The easiest thing to delegate was Unconfirmed Contact Reports. All the writing was always intended to be from a wider array of writers from the start. Jarrett took project management off my plate for getting all the descriptions and snippets written up which freed me up to chase down artists. The layout is relatively simple too, so it was something I didn’t have to sweat.

So that was the first domino to fall.

Next was customer service. Matt and Cristin again from EF told me there was no way I’d be able to stay on top of all the messages from all the platforms asking me all sorts of things 24 hours a day. We have 15,000 backers. Even if each of them only sends me one email for the whole entire year that’s 41 emails a day. Can’t be done.

We brought on the amazing Tyler Brown to handle that and he’s been killing it. Customer service is one of the least fun parts of the job, but if you don’t do it, it will slowly sink you.

So two big chunks down.

Then a big one: I had a dream of writing and doing the layout for Another Bug Hunt myself. It’s the starter adventure and I have a lot of opinions about those and how to do them.

But an hour a day for an unwritten adventure? On top of everything else? There’s no way.

We brought on Alan and Luke and Dylan to do the writing. All voices I trust implicitly. Tyler Kimball one of our devs took on a new role we invented: science developer. Basically he keeps an eye on the aliens we invented, their technology, etc and make sure it all works across the five different adventures by three different writers. Super invaluable.

I also brought on Lone Archivist to do the layout, which is the first time I’ve ever outsourced the layout of an adventure to another graphic designer1.

I think it’s safe to say mothership built our reputation on graphic design so this was a bit of a trust fall for me. But I’d been talking to LA for awhile and I know our processes would be similar. And from his Kickstarters I could see he was used to hitting deadlines and shipping. Very grateful to have him on board.

Here’s the other thing: if what we do at Mothership can’t be replicated or if it depends on me and me only, then there’s a ceiling to how far we can take things. I don’t want that. I want to keep making Mothership for the rest of my life and I have 3-4 other RPGs that I want to design and support long term. Eventually I’m going to have to move into more of a producorial role. Now is as good a time as any to learn how to do that.

Next we have the Shipbreaker’s Toolkit. Originally I wanted to design all the ships in Sketchup myself. I have a lot of fun working in 3d and it’s a nice break from the other design stuff I typically have to do.

But we were going to need 10-20 ships. All concepted out and built to a high consistent quality. One of the users on our discord Hail Santa had been churning out just awesome hard SF ship designs. I brought him on initially to do 2d concepts that I would turn into 3d. Then I looked for 3d artists that could do that part for me.

Then it turns out Santa could do all the 3d himself. So now we have all the ship designs we need from someone who is passionate about spacecraft design and can actually tell you what all the little bibs and bobs are on the ships.

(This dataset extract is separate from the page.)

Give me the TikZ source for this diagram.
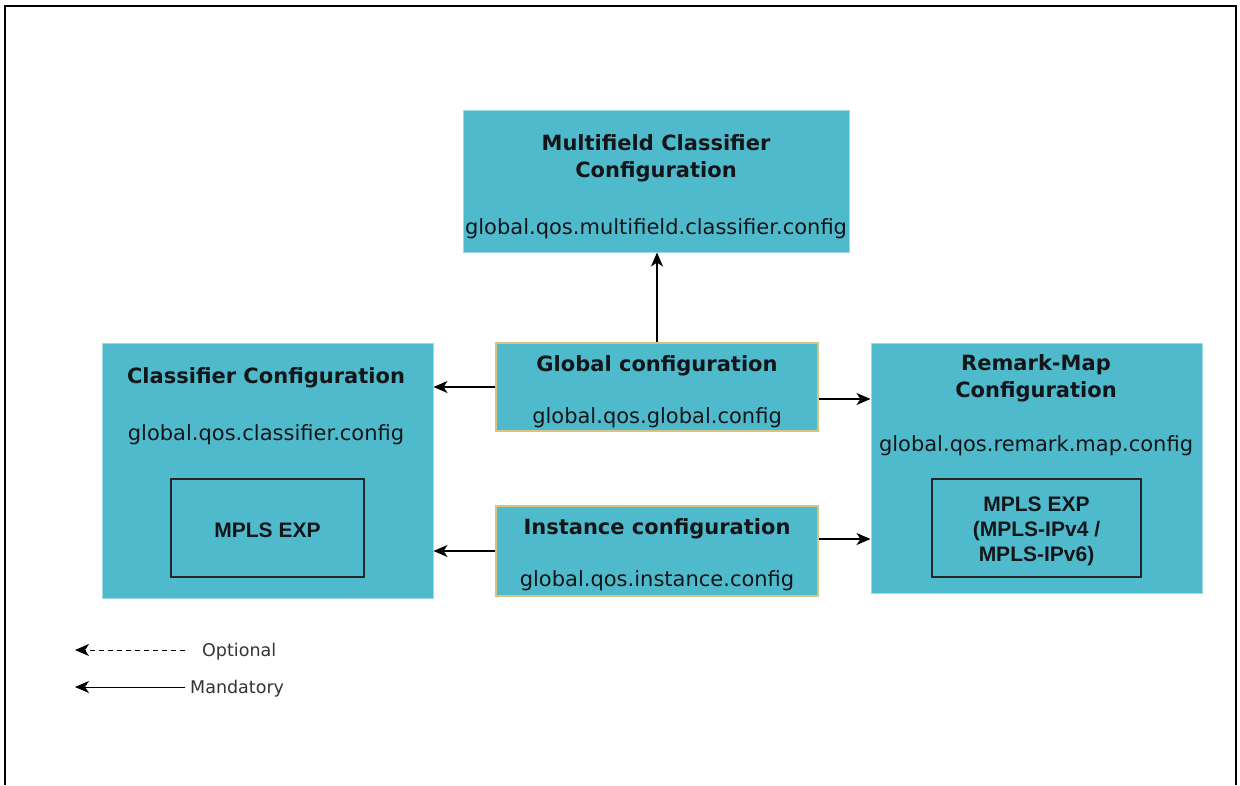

This is my favorite kind of sci fi design: intentionality. That’s where we have a reason why we did things but it’s not important that you know or understand. We just do the hard work for you. It’s also easy to ignore hard sci fi type stuff and hand wave it away but I like knowing we did the work to create a semi internally consistent (but hidden) universe.

Jarrett is handling the conversion from 0e to 1e for all the old modules. And so that means the bulk of the work is covered.

So back to the initial question, what am I working on?

I have three big jobs right this second:

  1. Writing the Warden’s Operations Manual. This one has been a beast but I’m almost done. I’m also doing layout and commissioning art at the same time so once the first draft is done we’re basically just at editing and final polish for that book.
  2. Collating Another Bug Hunt. All the writers have turned in their adventures and now I’m stitching them together. It’s a ton of fun to work with such great adventures and then weave them into a solid core. The brief going into this was write what you want just know that it might all be cut and mangled to better fit the overall shape. Everyone turned in great stuff and it’s a lot of fun Voltroning them together.
  3. Writing the Shipbreaker’s Toolkit. A much much smaller book than any of the other core books with only about 12 pages of rules content and then just 20 pages of ship maps and stats and deckplans etc. This one has been great as well and I’m about 30% of the way done.

I bounce back and forth between these three projects when I need a break but right now my focus is on ABH as Jarrett and LA are waiting on me to finish so they can get started there.

My rule for giving up creative control is basically I don’t. Unless I physically can’t do it or the person is obviously better than me, I try and do as much of everything myself as possible. I really enjoy all the different tasks that go into RPG publishing and I love to learn how it’s all done, so I’ve never seen the reason to give up control until now.

I wouldn’t recommend this method.

The Mothership team has been amazing during an incredibly difficult time and this boxed set is undoubtedly the work of a large scale effort by a ton of creative people and I can’t wait for you all to see it.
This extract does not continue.